Electric Drive Power Electronics: An Overview

By: Chris Whaling

This is the first part of a series of articles on the technologies, economics and trends that drive the development of hybrid and all-electric traction drive power electronics.  This article provides an overview of traction drive power electronics and forms a basis for future articles on power electronic cost analysis and trends in demand and supply of solid state device technologies for electric traction motor-drive vehicles.  Key technical information reported in these articles was developed during the course of research projects funded by the U.S. Department of Energy (DOE), Vehicle Technologies Office.  The author specifically thanks Steven Boyd and Susan Rogers, Technology Development Managers for Power Electronics and Electric Motors, at the Vehicle Technologies Office, within the Energy Efficiency and Renewable Energy (EERE) Program at the U.S. DOE for permission to publish information here.

Historically, electric power has been used in vehicles for electric accessories, such as power windows, entertainment systems, dashboard instruments, air conditioning, seat-heaters, and other accessories.  Today, cars are being manufactured that use electric power not only for electric accessories but also for propulsion systems.  Such electrified vehicles look quite similar to gasoline-propelled cars but have significant technology and engineering advancements under-the-hood, especially as it relates to power electronics.  In an electric-motor-only propelled car, the electrical motors are used to power the wheels and the power for the motors is obtained from batteries.  A power electronic device commonly referred to as an inverter is used to convert the DC power from the battery to AC power (at a required voltage and frequency) for the motor.  A second inverter may also be used to convert AC from the generator to DC to recharge the batteries through regenerative breaking (called the generator inverter).  A converter is part of the traction drive power electronics unit and is used to “step-up” (increase voltage) or “step-down” (decrease voltage) to match the EVs’ high-load or light-load sources.

 

Electrified vehicles come in three major types:  i) hybrid architectures that run on electric traction drive motors and gasoline engines, commonly known as hybrid electric vehicles (HEVs); ii) plug-in architecture vehicles that run on electric-traction drive power and that can also have a gasoline propulsion engine for performance assist, or for propulsion power sharing, with a battery that can be charged from AC electric outlets at home (or fast-charge stations at automobile dealerships and other controlled locations), commonly known as plug-in hybrid or “extended range” electric vehicles (PHEVs); iii) cars running exclusively on electric power, commonly known as electric vehicles (EVs).  All these types of vehicles must use high voltage power electronics which are solid state devices, for their traction drive motors.

The design of the traction drive inverter is determined by the application’s specific drive cycle performance needs, which in turn are affected by many variables such as operating temperature, peak and continuous power, size and weight.
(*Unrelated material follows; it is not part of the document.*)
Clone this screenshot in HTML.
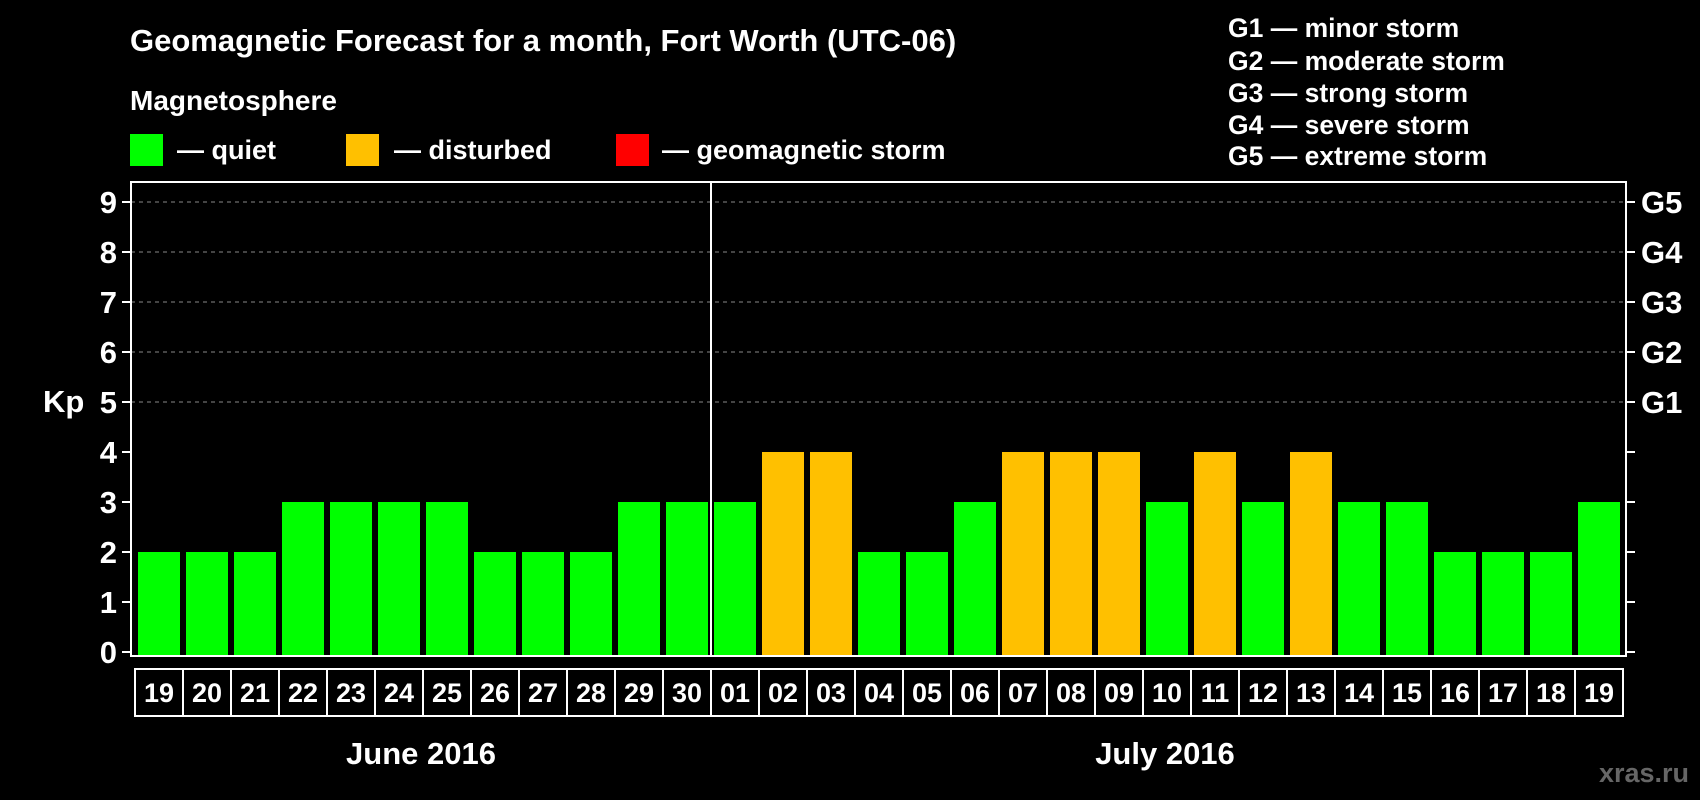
<!DOCTYPE html>
<html><head><meta charset="utf-8"><style>
body{margin:0;background:#000;}
svg{display:block;font-family:"Liberation Sans",Arial,sans-serif;font-weight:bold;}
</style></head><body>
<svg id="c" width="1700" height="800" viewBox="0 0 1700 800">
<rect width="1700" height="800" fill="#000"/>
<text x="130" y="51" fill="#fff" font-size="31">Geomagnetic Forecast for a month, Fort Worth (UTC-06)</text>
<text x="130" y="110" fill="#fff" font-size="28">Magnetosphere</text>
<rect x="130" y="134" width="33" height="32" fill="#00ff00"/>
<text x="177" y="159" fill="#fff" font-size="27">— quiet</text>
<rect x="346" y="134" width="33" height="32" fill="#ffc000"/>
<text x="394" y="159" fill="#fff" font-size="27">— disturbed</text>
<rect x="616" y="134" width="33" height="32" fill="#ff0000"/>
<text x="662" y="159" fill="#fff" font-size="27">— geomagnetic storm</text>
<g fill="#fff" font-size="26.5">
<text x="1228" y="37">G1 — minor storm</text>
<text x="1228" y="70">G2 — moderate storm</text>
<text x="1228" y="102">G3 — strong storm</text>
<text x="1228" y="134">G4 — severe storm</text>
<text x="1228" y="165">G5 — extreme storm</text>
</g>
<text x="43" y="412" fill="#fff" font-size="31">Kp</text>
<g id="plot"></g>
<text x="421" y="764" fill="#fff" font-size="31" text-anchor="middle">June 2016</text>
<text x="1165" y="764" fill="#fff" font-size="31" text-anchor="middle">July 2016</text>
<text x="1689" y="782" fill="#666" font-size="27" text-anchor="end">xras.ru</text>
</svg>
<script>
const days=["19","20","21","22","23","24","25","26","27","28","29","30","01","02","03","04","05","06","07","08","09","10","11","12","13","14","15","16","17","18","19"];
const kp=[2,2,2,3,3,3,3,2,2,2,3,3,3,4,4,2,2,3,4,4,4,3,4,3,4,3,3,2,2,2,3];
const yTicks=[0,1,2,3,4,5,6,7,8,9];
const gLabels=["G1","G2","G3","G4","G5"];
const NS="http://www.w3.org/2000/svg";
const g=document.getElementById('plot');
const L=131,R=1626,T=182,B=656;
const y=v=>652-v*50;
const x=i=>138+i*48;
function mk(t,a){const e=document.createElementNS(NS,t);for(const k in a)e.setAttribute(k,a[k]);g.appendChild(e);return e;}
yTicks.forEach(v=>{
 if(v>=5){const l=mk('line',{x1:L,x2:R,y1:y(v),y2:y(v),stroke:'#888','stroke-width':1,'stroke-dasharray':'4,4'});
 
 }
 const t1=mk('line',{x1:L-9,x2:L,y1:y(v),y2:y(v),stroke:'#fff','stroke-width':2});
 
 
 const t2=mk('line',{x1:R,x2:R+9,y1:y(v),y2:y(v),stroke:'#fff','stroke-width':2});
 
 
 const tx=mk('text',{x:117,y:y(v)+11,fill:'#fff','font-size':31,'text-anchor':'end'});
 tx.textContent=v;
 
 
});
gLabels.forEach((s,i)=>{
 const t=mk('text',{x:1641,y:y(i+5)+11,fill:'#fff','font-size':31});
 t.textContent=s;
 
 
});
kp.forEach((v,i)=>{
 const c=v>=5?'#ff0000':(v>=4?'#ffc000':'#00ff00');
 const r=mk('rect',{x:x(i),y:y(v),width:42,height:B-y(v),fill:c});
 
 
 const b=mk('rect',{x:x(i)-3,y:669,width:48,height:47,fill:'none',stroke:'#fff','stroke-width':2});
 
 
 const t=mk('text',{x:x(i)+21,y:702,fill:'#fff','font-size':27,'text-anchor':'middle'});
 t.textContent=days[i];
 
 
});
const f=mk('rect',{x:L,y:T,width:R-L,height:B-T,fill:'none',stroke:'#fff','stroke-width':2});


const sep=mk('line',{x1:x(12)-3,x2:x(12)-3,y1:T,y2:B,stroke:'#fff','stroke-width':2});


</script>
</body></html>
Each of these performance requirements in turn drives cost.  Most automotive application inverters have a maximum rating in the 600V to 1200V range.  Power and frequency (measured in Hertz, or Hz) are managed by hardware embedded as integrated circuits that make up the “brains”, or power control units (PCU).  The PCU manages the inverter’s operation across the vehicle drive cycle regime.  Although most current inverter designs incorporate both the motor inverter and generator inverter into the traction drive inverter unit, some hybrid architectures may only include the motor inverter in the primary inverter unit.  In this case, the generator inverter would be in a separate assembly that would still be a component of the overall hybrid system PCU.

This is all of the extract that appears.